OK, not many. The crucial bit is below though. These are the 10 values
it will hold stats on, and all it knows is that DEMOSTART has less than
57000 entries. OK, it's more complicated than that, but basically there
are values it tracks and everything else. So - it assumes that all other
 values have the same chance of occuring.

> => SELECT COUNT(*), event FROM log GROUP BY event ORDER BY count;
>
>   count |   event
> --------+-----------
[snip]
>   57022 | NEWUSR
>   64907 | PUBREC0
>   65449 | UNPUBLISH
>   92843 | LOGOUT
>   99018 | KILLSESS
>  128900 | UPLOAD
>  134994 | LOGIN
>  137608 | NEWPAGE
>  447556 | PUBREC1
>  489572 | PUBLISH

Which is why it guesses 20436 rows below.

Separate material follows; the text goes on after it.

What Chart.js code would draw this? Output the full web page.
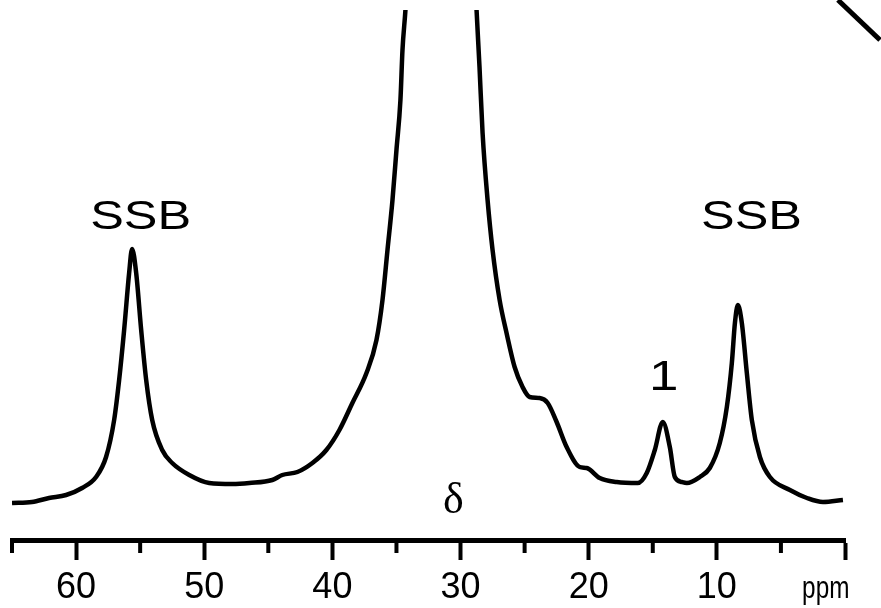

If you'd done "SET
enable_seqscan = off" then run the explain again it should have
estimated a cost for the index that was more than 54317.14

> => EXPLAIN SELECT * FROM log WHERE event='DEMOSTART';
>                          QUERY PLAN
> ------------------------------------------------------------
>  Seq Scan on log  (cost=0.00..54317.14 rows=20436 width=93)
>    Filter: (event = 'DEMOSTART'::text)
> (2 rows)
>
>
> => ALTER TABLE log ALTER COLUMN events SET STATISTICS 50; ANALYSE
> LOG(event);
> ALTER TABLE
> ANALYZE
>
>
> => EXPLAIN SELECT COUNT(*) FROM log WHERE event='DEMOSTART';
>                                     QUERY PLAN
> ----------------------------------------------------------------------------
> -------
>  Aggregate  (cost=5101.43..5101.43 rows=1 width=0)
>    ->  Index Scan using log_event on log  (cost=0.00..5098.15 rows=1310
> width=0)
>          Index Cond: (event = 'DEMOSTART'::text)
> (3 rows)

Not bad - now it knows how many rows it will find, and it sees that the
index is cheaper. It's not completely accurate - it uses a statistical
sampling (and of course it's out of date as soon as you update the table).

HTH

--
  Richard Huxton
  Archonet Ltd